One thing repeatedly emphasized among learning and development professionals is the importance of getting “a seat at the table” – making their presence known to and establishing regular interaction with a company’s senior leadership. CLOs with the right technology and business perspective can change the face and fate of a company, but they need to be seen and heard to do so. Toward this end, CLOs need to go beyond procuring and implementing necessary training solutions and programs to directly connect their roles with the business outcomes of a company. The best way to do this is to improve workforce performance and demonstrate the effect of this on the bottom line.
Information technology, of course, plays a role. Ever since the advent of IT, it has dominated solutions offered to improve workforce performance, from computer- and web-based training to virtual classrooms and social-media-based knowledge preservation and transfer. Interactive learning conducted via the Internet and the accompanying mechanisms that capture and store the entire learning process for future use have become critical across a broad range of industries. The pace of adoption here has been rapid.

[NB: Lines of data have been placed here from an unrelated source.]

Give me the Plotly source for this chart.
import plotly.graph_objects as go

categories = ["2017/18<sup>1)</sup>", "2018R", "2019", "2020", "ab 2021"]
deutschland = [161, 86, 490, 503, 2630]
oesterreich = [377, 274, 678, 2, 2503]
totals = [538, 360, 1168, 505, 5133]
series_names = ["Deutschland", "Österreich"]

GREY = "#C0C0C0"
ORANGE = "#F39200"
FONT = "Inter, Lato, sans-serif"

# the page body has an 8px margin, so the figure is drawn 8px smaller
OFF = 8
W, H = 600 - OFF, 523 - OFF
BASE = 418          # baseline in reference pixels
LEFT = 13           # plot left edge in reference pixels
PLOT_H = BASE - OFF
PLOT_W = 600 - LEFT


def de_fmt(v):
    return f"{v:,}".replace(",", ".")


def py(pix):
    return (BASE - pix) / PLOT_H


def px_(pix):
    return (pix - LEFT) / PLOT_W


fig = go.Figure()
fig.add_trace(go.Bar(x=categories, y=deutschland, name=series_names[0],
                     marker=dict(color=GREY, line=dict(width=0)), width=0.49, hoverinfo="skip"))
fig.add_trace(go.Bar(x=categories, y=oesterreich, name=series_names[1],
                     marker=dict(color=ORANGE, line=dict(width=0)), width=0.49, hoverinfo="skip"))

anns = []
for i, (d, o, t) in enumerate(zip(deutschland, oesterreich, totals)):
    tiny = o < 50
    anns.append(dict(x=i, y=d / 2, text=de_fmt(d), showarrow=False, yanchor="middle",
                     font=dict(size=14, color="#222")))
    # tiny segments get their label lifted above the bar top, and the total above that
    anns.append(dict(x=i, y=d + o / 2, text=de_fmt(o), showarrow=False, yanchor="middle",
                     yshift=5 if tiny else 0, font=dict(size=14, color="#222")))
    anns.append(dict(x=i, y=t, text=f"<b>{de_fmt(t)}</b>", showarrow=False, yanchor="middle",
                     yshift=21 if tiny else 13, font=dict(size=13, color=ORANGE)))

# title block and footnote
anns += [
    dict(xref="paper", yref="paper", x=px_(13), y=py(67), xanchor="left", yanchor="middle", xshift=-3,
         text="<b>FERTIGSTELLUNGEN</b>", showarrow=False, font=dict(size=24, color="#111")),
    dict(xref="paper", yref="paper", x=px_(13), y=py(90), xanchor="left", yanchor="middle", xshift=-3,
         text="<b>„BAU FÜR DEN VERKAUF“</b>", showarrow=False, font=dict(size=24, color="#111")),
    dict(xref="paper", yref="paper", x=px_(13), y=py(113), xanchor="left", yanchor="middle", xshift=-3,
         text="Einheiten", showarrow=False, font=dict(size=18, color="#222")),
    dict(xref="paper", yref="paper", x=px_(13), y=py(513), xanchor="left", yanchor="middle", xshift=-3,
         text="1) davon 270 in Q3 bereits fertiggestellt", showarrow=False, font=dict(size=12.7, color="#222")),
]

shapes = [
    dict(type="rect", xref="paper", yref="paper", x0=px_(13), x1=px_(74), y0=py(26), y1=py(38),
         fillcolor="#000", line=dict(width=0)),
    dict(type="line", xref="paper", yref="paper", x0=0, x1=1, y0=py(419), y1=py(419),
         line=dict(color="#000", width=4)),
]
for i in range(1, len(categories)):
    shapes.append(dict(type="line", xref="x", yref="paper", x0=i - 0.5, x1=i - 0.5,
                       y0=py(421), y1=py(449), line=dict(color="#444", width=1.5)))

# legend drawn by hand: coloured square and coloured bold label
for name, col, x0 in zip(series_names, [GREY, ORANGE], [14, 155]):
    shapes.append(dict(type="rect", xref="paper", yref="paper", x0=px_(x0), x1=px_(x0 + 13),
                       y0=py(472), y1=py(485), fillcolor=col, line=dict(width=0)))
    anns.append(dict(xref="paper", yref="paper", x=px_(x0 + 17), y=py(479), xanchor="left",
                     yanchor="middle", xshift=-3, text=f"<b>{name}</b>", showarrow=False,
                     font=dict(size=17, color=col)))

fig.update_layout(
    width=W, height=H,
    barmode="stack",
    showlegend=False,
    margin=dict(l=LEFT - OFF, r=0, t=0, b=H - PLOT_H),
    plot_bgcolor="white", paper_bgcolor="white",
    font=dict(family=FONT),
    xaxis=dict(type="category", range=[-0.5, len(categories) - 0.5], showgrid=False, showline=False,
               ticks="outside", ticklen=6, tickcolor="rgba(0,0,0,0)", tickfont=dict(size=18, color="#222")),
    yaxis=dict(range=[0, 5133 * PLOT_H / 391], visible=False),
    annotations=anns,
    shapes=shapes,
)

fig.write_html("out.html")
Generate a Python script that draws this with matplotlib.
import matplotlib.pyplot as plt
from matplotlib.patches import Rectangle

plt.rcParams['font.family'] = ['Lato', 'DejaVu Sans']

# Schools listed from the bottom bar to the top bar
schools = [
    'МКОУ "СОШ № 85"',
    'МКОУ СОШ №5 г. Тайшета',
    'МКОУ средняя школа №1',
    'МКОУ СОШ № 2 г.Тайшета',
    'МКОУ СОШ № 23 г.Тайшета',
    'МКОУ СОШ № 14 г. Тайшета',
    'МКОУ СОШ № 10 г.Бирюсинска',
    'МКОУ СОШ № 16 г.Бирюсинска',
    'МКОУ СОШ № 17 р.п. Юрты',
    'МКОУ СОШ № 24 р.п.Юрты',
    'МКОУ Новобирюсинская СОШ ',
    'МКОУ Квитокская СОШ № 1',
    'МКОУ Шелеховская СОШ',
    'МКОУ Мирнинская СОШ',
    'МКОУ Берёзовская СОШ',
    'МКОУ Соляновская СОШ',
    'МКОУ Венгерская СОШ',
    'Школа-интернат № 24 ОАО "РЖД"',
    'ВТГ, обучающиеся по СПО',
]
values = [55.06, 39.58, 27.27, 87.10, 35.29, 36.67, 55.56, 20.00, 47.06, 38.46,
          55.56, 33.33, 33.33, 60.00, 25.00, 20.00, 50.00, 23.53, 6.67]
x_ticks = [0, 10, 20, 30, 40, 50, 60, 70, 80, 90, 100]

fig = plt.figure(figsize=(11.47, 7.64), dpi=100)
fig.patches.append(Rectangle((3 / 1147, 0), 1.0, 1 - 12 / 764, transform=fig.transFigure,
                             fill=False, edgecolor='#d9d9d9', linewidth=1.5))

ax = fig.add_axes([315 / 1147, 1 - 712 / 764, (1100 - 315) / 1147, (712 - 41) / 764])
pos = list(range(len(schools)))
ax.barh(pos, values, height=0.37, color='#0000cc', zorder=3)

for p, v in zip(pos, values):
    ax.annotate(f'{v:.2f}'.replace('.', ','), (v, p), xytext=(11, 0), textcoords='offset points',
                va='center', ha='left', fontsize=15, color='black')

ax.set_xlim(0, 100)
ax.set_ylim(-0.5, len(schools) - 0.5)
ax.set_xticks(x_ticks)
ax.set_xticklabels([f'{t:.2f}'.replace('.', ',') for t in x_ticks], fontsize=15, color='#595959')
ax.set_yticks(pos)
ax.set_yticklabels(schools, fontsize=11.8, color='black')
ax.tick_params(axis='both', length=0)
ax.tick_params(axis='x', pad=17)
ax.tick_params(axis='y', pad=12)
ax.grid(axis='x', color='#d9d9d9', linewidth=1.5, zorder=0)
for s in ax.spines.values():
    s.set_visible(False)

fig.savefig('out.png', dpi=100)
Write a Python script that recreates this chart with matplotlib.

It is also worth noting that people learn where they spend most of their time. Learning doesn’t happen in isolation; it’s a function of communication and motivation. But learning has not yet been made as social as it could be. Using web-based social networking tools for learning and development can facilitate cost savings, which is a direct way to demonstrate the business impact of learning.
As any CLO knows, building out, delivering and maintaining a training program is costly. Web-based social networking tools can be rolled out comparatively inexpensively and meanwhile help people learn collectively. CLOs can help companies and individuals build their own learning networks and ensure that these are scalable. This is particularly essential in reaching younger employees. CLOs should recognize that young professionals have grown up with social networking tools and thus focus on phasing out entrenched legacy technologies such as e-learning modules that may be outdated in favor of interactive social networks.
This can only be achieved if collective knowledge is shared, curated and dynamically updated on a single platform that also allows knowledge collaboration and networking. Learning and development professionals should seek out a platform that enables them to not only save time spent on learning, but also solving day-to-day work-related problems faster – something that will increase employee productivity and customer satisfaction. This will also leave an active knowledge reservoir for new employees who can better navigate the intellectual capital of an organization. The end result is a learning process essential to the business overall, which ensures learning’s seat at the table.